The U.S. Securities and Exchange Commission (SEC) has filed serious charges against Nathan Fuller, a Texas resident accused of orchestrating a sophisticated crypto fraud scheme amounting to an astonishing $12.3 million, siphoning funds from approximately 150 unsuspecting investors.
Fuller operated his deceitful machinery through Privvy Investments, LLC, and used the alias Gateway Digital Investments from October 2022 through mid-2024, as detailed in the SEC's complaint filed in the Southern District of Texas. The prosecution claims that under the guise of advanced AI trading bots purported to generate guaranteed profits, Fuller misled investors with promises of returns as high as 100% within an astonishing 21-day period.
According to SEC allegations, his claims included fabricated assurances that investor funds were backed by a surety bond and insured by the Federal Deposit Insurance Corporation (FDIC). These representations were completely unfounded and misleading.
At the heart of this financial misconduct were the fictitious AI trading bots that Fuller claimed would perform high-frequency arbitrage trading across cryptocurrency markets. “Fuller’s bots did not function as represented,” stated the SEC.
Of the staggering $12.3 million raised, Fuller is said to have misappropriated $6.2 million for personal expenses, with an additional $5.5 million allegedly funneled to earlier investors in what can only be described as classic Ponzi scheme behavior. To maintain the façade, he reportedly provided investors with bogus account statements alongside fabricated communications from non-existent entities.
The SEC is pursuing permanent injunctions, the disgorgement of ill-gotten gains, and civil penalties against Fuller. The case paints a grim picture of a landscape where the intersection of cryptocurrencies and artificial intelligence continues to attract malicious actors.

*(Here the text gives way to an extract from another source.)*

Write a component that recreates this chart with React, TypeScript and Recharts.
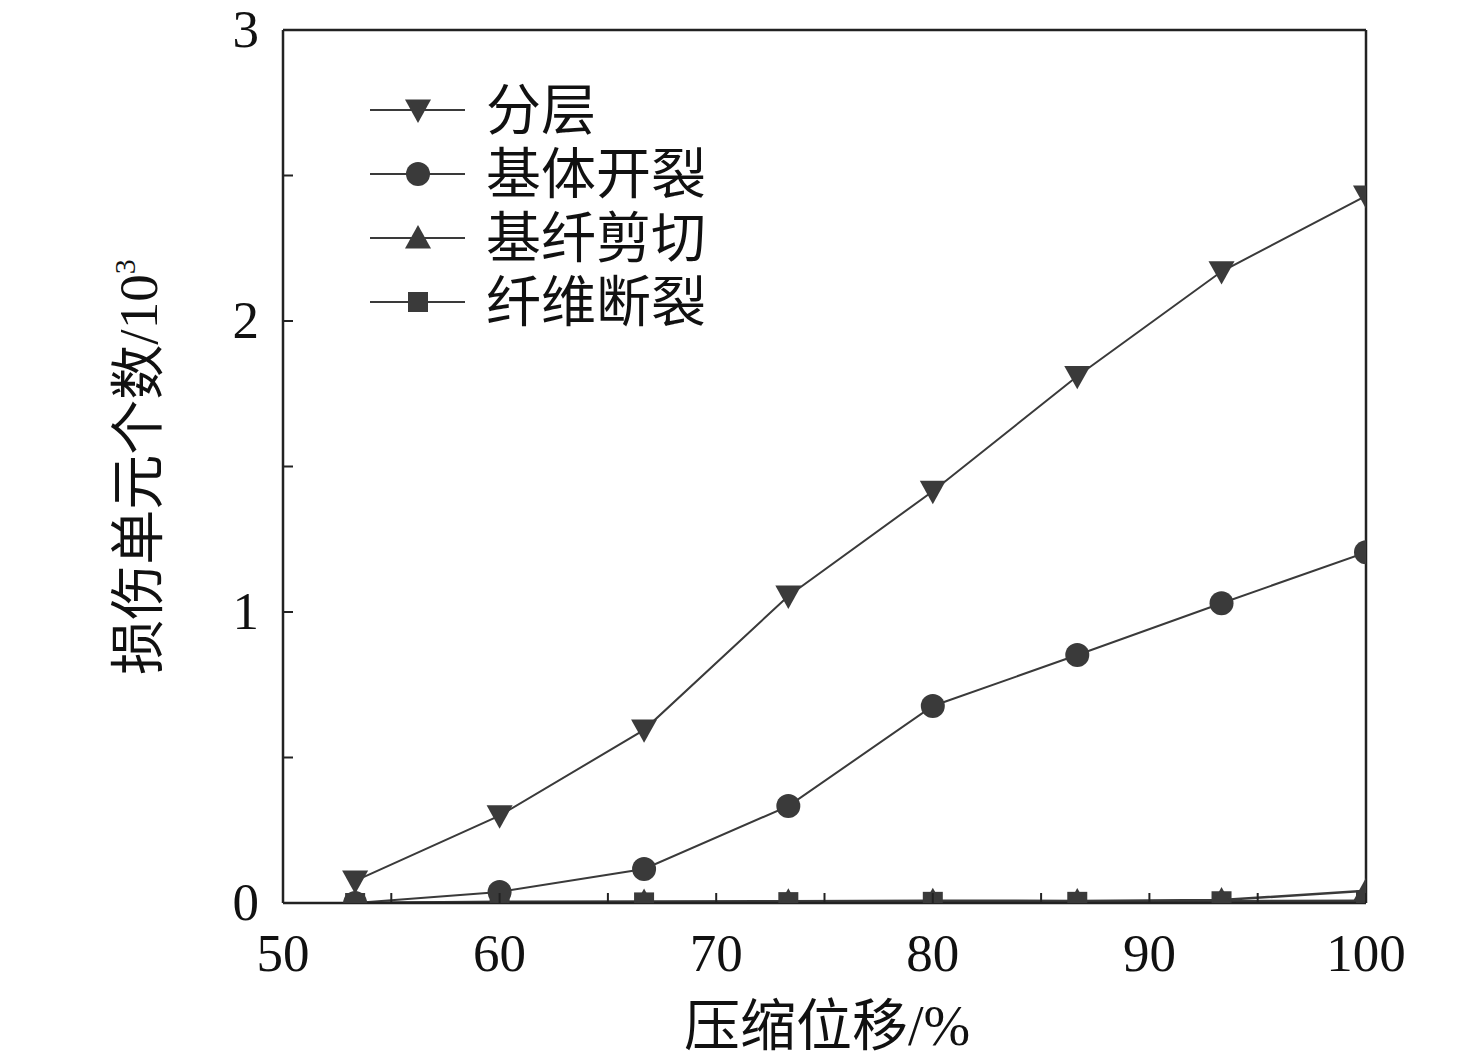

Fuller’s case follows a disturbing trend, as the SEC has recently charged multiple crypto platforms and investment groups involved in scams that similarly exploited AI branding to lure potential victims. In another recent enforcement action, crypto executive Donald Basile was charged with deceiving investors out of $16 million through misrepresentations tied to a cryptocurrency token.
Despite ongoing enforcement efforts, the SEC has acknowledged its previous actions against cryptocurrency firms have sometimes missed the mark in protecting investors effectively, pointing to challenges posed by the rapid evolution of financial technologies.
As this high-profile case unfolds, it serves as a potent reminder of the vigilance required from both investors and regulators in an increasingly complex financial marketplace.